4) Relevance to the Nut and Dried Fruit Industry

Cashew-growing families form the social foundation of the nut supply chain. Child malnutrition weakens household resilience, increases medical expenses, and reduces future productivity—ultimately affecting the stability of responsible sourcing. By reducing malnutrition risk and linking children to timely care, the project:

  • Strengthens farmer household well-being, supporting stable incomes and labor availability across agricultural seasons.
  • Builds trust with communities through visible, meaningful social benefits.
  • Demonstrates measurable social impact aligned with ESG expectations for the nut sector.
  • Provides a replicable model for other nut and dried fruit origins, combining digital tools, volunteer networks, and national health pathways.

This initiative goes beyond philanthropy. It embeds outcome-oriented health capability directly within supply-chain geographies, aligning industry sustainability goals with real improvements in child health.

5) Summary of Quantifiable Impact

  • Children Screened & Households Reached: 115,607 children screened and 89,213 households engaged, ensuring broad coverage across remote cashew-growing communities.
  • Confirmed Cases & Treatment Initiation: 354 malnutrition cases identified, with treatment initiation rates of 18% in Bouaké North East and 48% in Séguéla within one month.
  • Geolocation-Enabled Follow-Up: GPS-based mapping enabled precise, timely follow-ups, ensuring that at-risk children received rapid intervention despite geographical barriers.

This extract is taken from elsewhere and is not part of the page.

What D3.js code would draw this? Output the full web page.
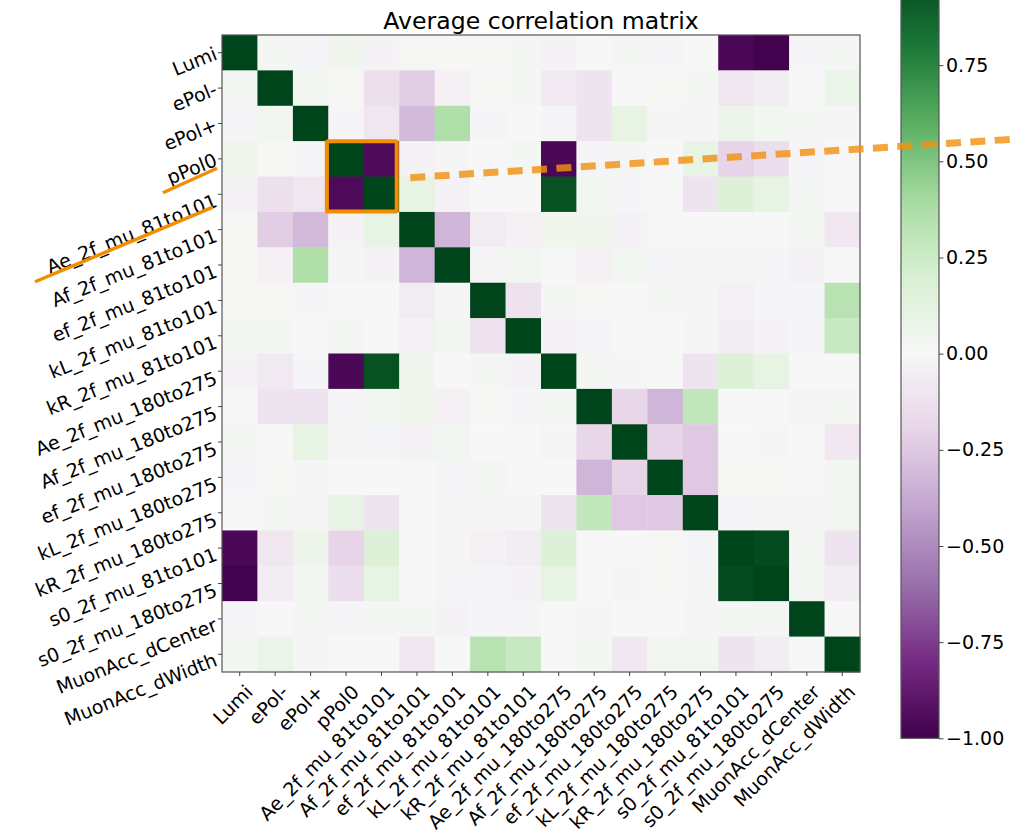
<!DOCTYPE html>
<html>
<head>
<meta charset="utf-8">
<script src="https://cdnjs.cloudflare.com/ajax/libs/d3/7.8.5/d3.min.js"></script>
<style>
  body { margin: 0; background: #fff; }
  svg { display: block; font-family: "DejaVu Sans", sans-serif; }
</style>
</head>
<body>
<div id="chart"></div>
<script>
var W = 1010, H = 830;

// parameter names (rows and columns)
var labels = ["Lumi", "ePol-", "ePol+", "pPol0",
  "Ae_2f_mu_81to101", "Af_2f_mu_81to101", "ef_2f_mu_81to101", "kL_2f_mu_81to101", "kR_2f_mu_81to101",
  "Ae_2f_mu_180to275", "Af_2f_mu_180to275", "ef_2f_mu_180to275", "kL_2f_mu_180to275", "kR_2f_mu_180to275",
  "s0_2f_mu_81to101", "s0_2f_mu_180to275", "MuonAcc_dCenter", "MuonAcc_dWidth"];

// correlation values, one row per parameter
var corr = [
  [ 1.00, 0.02,-0.02, 0.05,-0.03, 0.01, 0.01, 0.01, 0.03,-0.03, 0.00, 0.03,-0.02, 0.00,-0.96,-0.99,-0.02, 0.03],
  [ 0.02, 1.00, 0.04, 0.01,-0.13,-0.23,-0.04, 0.01, 0.02,-0.08,-0.11, 0.00, 0.01, 0.02,-0.10,-0.06, 0.00, 0.08],
  [-0.02, 0.04, 1.00,-0.02,-0.10,-0.31, 0.36,-0.02, 0.00,-0.02,-0.11, 0.11,-0.01,-0.01, 0.07, 0.04, 0.03,-0.01],
  [ 0.05, 0.01,-0.02, 1.00,-0.95,-0.03,-0.01, 0.00, 0.03,-0.96,-0.02,-0.01, 0.00, 0.10,-0.20,-0.14,-0.02, 0.00],
  [-0.03,-0.13,-0.10,-0.95, 1.00, 0.11,-0.03, 0.00, 0.00, 0.95, 0.04,-0.02, 0.00,-0.11, 0.17, 0.11, 0.02, 0.00],
  [ 0.01,-0.23,-0.31,-0.03, 0.11, 1.00,-0.33,-0.07,-0.04, 0.05, 0.05,-0.03, 0.00, 0.00, 0.00, 0.00, 0.02,-0.09],
  [ 0.01,-0.04, 0.36,-0.01,-0.03,-0.33, 1.00,-0.01, 0.04, 0.00,-0.04, 0.04,-0.02,-0.01,-0.01,-0.02,-0.03, 0.00],
  [ 0.01, 0.01,-0.02, 0.00, 0.00,-0.07,-0.01, 1.00,-0.12, 0.03, 0.01, 0.00, 0.02,-0.01,-0.04,-0.02,-0.02, 0.33],
  [ 0.03, 0.02, 0.00, 0.03, 0.00,-0.04, 0.04,-0.12, 1.00,-0.03,-0.02, 0.00, 0.00,-0.01,-0.06,-0.03,-0.02, 0.27],
  [-0.03,-0.08,-0.02,-0.96, 0.95, 0.05, 0.00, 0.03,-0.03, 1.00, 0.03,-0.01, 0.00,-0.11, 0.18, 0.11, 0.00, 0.00],
  [ 0.00,-0.11,-0.11,-0.02, 0.04, 0.05,-0.04, 0.01,-0.02, 0.03, 1.00,-0.19,-0.33, 0.29, 0.00, 0.00,-0.01, 0.03],
  [ 0.03, 0.00, 0.11,-0.01,-0.02,-0.03, 0.04, 0.00, 0.00,-0.01,-0.19, 1.00,-0.20,-0.25, 0.00,-0.01, 0.00,-0.09],
  [-0.02, 0.01,-0.01, 0.00, 0.00, 0.00,-0.02, 0.02, 0.00, 0.00,-0.33,-0.20, 1.00,-0.25, 0.01, 0.01, 0.00, 0.04],
  [ 0.00, 0.02,-0.01, 0.10,-0.11, 0.00,-0.01,-0.01,-0.01,-0.11, 0.29,-0.25,-0.25, 1.00,-0.02,-0.01,-0.01, 0.04],
  [-0.96,-0.10, 0.07,-0.20, 0.17, 0.00,-0.01,-0.04,-0.06, 0.18, 0.00, 0.00, 0.01,-0.02, 1.00, 0.97, 0.02,-0.11],
  [-0.99,-0.06, 0.04,-0.14, 0.11, 0.00,-0.02,-0.02,-0.03, 0.11, 0.00,-0.01, 0.01,-0.01, 0.97, 1.00, 0.02,-0.06],
  [-0.02, 0.00, 0.03,-0.02, 0.02, 0.02,-0.03,-0.02,-0.02, 0.00,-0.01, 0.00, 0.00,-0.01, 0.02, 0.02, 1.00, 0.00],
  [ 0.03, 0.08,-0.01, 0.00, 0.00,-0.09, 0.00, 0.33, 0.27, 0.00, 0.03,-0.09, 0.04, 0.04,-0.11,-0.06, 0.00, 1.00]
];

// colorbar ticks (the +1.00 one is above the visible area)
var cbarTicks = [-1, -0.75, -0.5, -0.25, 0, 0.25, 0.5, 0.75];

// PRGn (matplotlib / colorbrewer nodes, linear in RGB)
var prgn = ["#40004b","#762a83","#9970ab","#c2a5cf","#e7d4e8","#f7f7f7",
            "#d9f0d3","#a6dba0","#5aae61","#1b7837","#00441b"];

var orange = "#f28c00";

var svg = d3.select("#chart").append("svg")
  .attr("width", W)
  .attr("height", H);

var x = d3.scaleBand().domain(labels).range([222, 860]);
var y = d3.scaleBand().domain(labels).range([35, 672]);
var bw = x.bandwidth(), bh = y.bandwidth();

var color = d3.scaleLinear()
  .domain(prgn.map(function(d, i) { return -1 + i * 0.2; }))
  .range(prgn)
  .interpolate(d3.interpolateRgb)
  .clamp(true);

// flatten into cells
var cells = [];
corr.forEach(function(row, i) {
  row.forEach(function(v, j) {
    cells.push({ r: labels[i], c: labels[j], v: v });
  });
});

svg.append("g").selectAll("rect")
  .data(cells)
  .enter().append("rect")
  .attr("x", function(d) { return x(d.c); })
  .attr("y", function(d) { return y(d.r); })
  .attr("width", bw + 0.4)
  .attr("height", bh + 0.4)
  .attr("fill", function(d) { return color(d.v); });

// frame
svg.append("rect")
  .attr("x", 222).attr("y", 35)
  .attr("width", 638).attr("height", 637)
  .attr("fill", "none")
  .attr("stroke", "#555")
  .attr("stroke-width", 1.2);

// y axis
var yAxis = svg.append("g")
  .attr("transform", "translate(222,0)")
  .style("color", "#444")
  .call(d3.axisLeft(y).tickSize(4).tickSizeOuter(0));
yAxis.select(".domain").remove();
yAxis.selectAll("text")
  .attr("x", 0).attr("y", 0)
  .attr("dy", "0.76em")
  .attr("text-anchor", "end")
  .style("font-size", "19px")
  .style("fill", "#000")
  .style("font-family", "DejaVu Sans")
  .attr("transform", function() {
    // short labels sit a little higher than long ones in the reference
    var len = this.getComputedTextLength();
    var up = Math.max(1, 9 - 0.04 * len);
    return "translate(-9," + (-up) + ") rotate(-22)";
  });

// x axis
var xAxis = svg.append("g")
  .attr("transform", "translate(0,672)")
  .style("color", "#444")
  .call(d3.axisBottom(x).tickSize(4).tickSizeOuter(0));
xAxis.select(".domain").remove();
xAxis.selectAll("text")
  .attr("x", 0).attr("y", 0)
  .attr("dy", "0.76em")
  .attr("text-anchor", "end")
  .attr("transform", "translate(4,11) rotate(-45)")
  .style("font-size", "19px")
  .style("fill", "#000")
  .style("font-family", "DejaVu Sans");

// title
svg.append("text")
  .attr("x", 541).attr("y", 29)
  .attr("text-anchor", "middle")
  .style("font-size", "23.6px")
  .text("Average correlation matrix");

// colorbar
var cy = d3.scaleLinear().domain([-1, 1]).range([738.3, -31]);
var grad = svg.append("defs").append("linearGradient")
  .attr("id", "cbar")
  .attr("x1", 0).attr("y1", 1).attr("x2", 0).attr("y2", 0);
grad.selectAll("stop")
  .data(prgn)
  .enter().append("stop")
  .attr("offset", function(d, i) { return (i / (prgn.length - 1)); })
  .attr("stop-color", function(d) { return d; });

svg.append("rect")
  .attr("x", 901).attr("y", cy(1))
  .attr("width", 38).attr("height", cy(-1) - cy(1))
  .attr("fill", "url(#cbar)")
  .attr("stroke", "#555")
  .attr("stroke-width", 1.2);

var cAxis = svg.append("g")
  .attr("transform", "translate(939,0)")
  .style("color", "#444")
  .call(d3.axisRight(cy).tickValues(cbarTicks).tickSize(4.5).tickPadding(2.5)
    .tickFormat(d3.format(".2f")));
cAxis.select(".domain").remove();
cAxis.selectAll("text")
  .style("font-size", "19px")
  .style("fill", "#000")
  .style("font-family", "DejaVu Sans");

// annotations
var c3 = y(labels[3]) + bh / 2, c4 = y(labels[4]) + bh / 2;

svg.append("rect")
  .attr("x", x(labels[3]) - 1.5)
  .attr("y", y(labels[3]))
  .attr("width", 2 * bw - 1)
  .attr("height", 2 * bh - 0.5)
  .attr("rx", 1.5)
  .attr("fill", "none")
  .attr("stroke", orange)
  .attr("stroke-width", 4);

svg.append("line")
  .attr("x1", 163).attr("y1", c3 + 34)
  .attr("x2", 217).attr("y2", c3 + 9.5)
  .attr("stroke", orange)
  .attr("stroke-width", 3.3);

svg.append("line")
  .attr("x1", 35).attr("y1", c4 + 87.5)
  .attr("x2", 213).attr("y2", c4 + 12.8)
  .attr("stroke", orange)
  .attr("stroke-width", 3.5);

svg.append("line")
  .attr("x1", 410.3).attr("y1", c3 + 18.8)
  .attr("x2", 1030).attr("y2", c3 + 18.8 - 0.0638 * (1030 - 410.3))
  .attr("stroke", "#f19112")
  .attr("stroke-opacity", 0.82)
  .attr("stroke-width", 7)
  .attr("stroke-dasharray", "15,9.4");
</script>
</body>
</html>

In what ways is the project innovative? The project is innovative because it integrates digital health technology with a community-based delivery model in remote cashew-growing regions. The IMSA mobile platform enables real-time, geolocated malnutrition screening, automated severity classification, and rapid referral, replacing slow and error-prone paper systems. Its GPS functionality allows health teams to precisely locate at-risk children and conduct targeted follow-ups directly at their homes. By combining door-to-door outreach with high-quality digital data, the project creates a scalable, people-centered approach to rural nutrition surveillance that strengthens national health systems.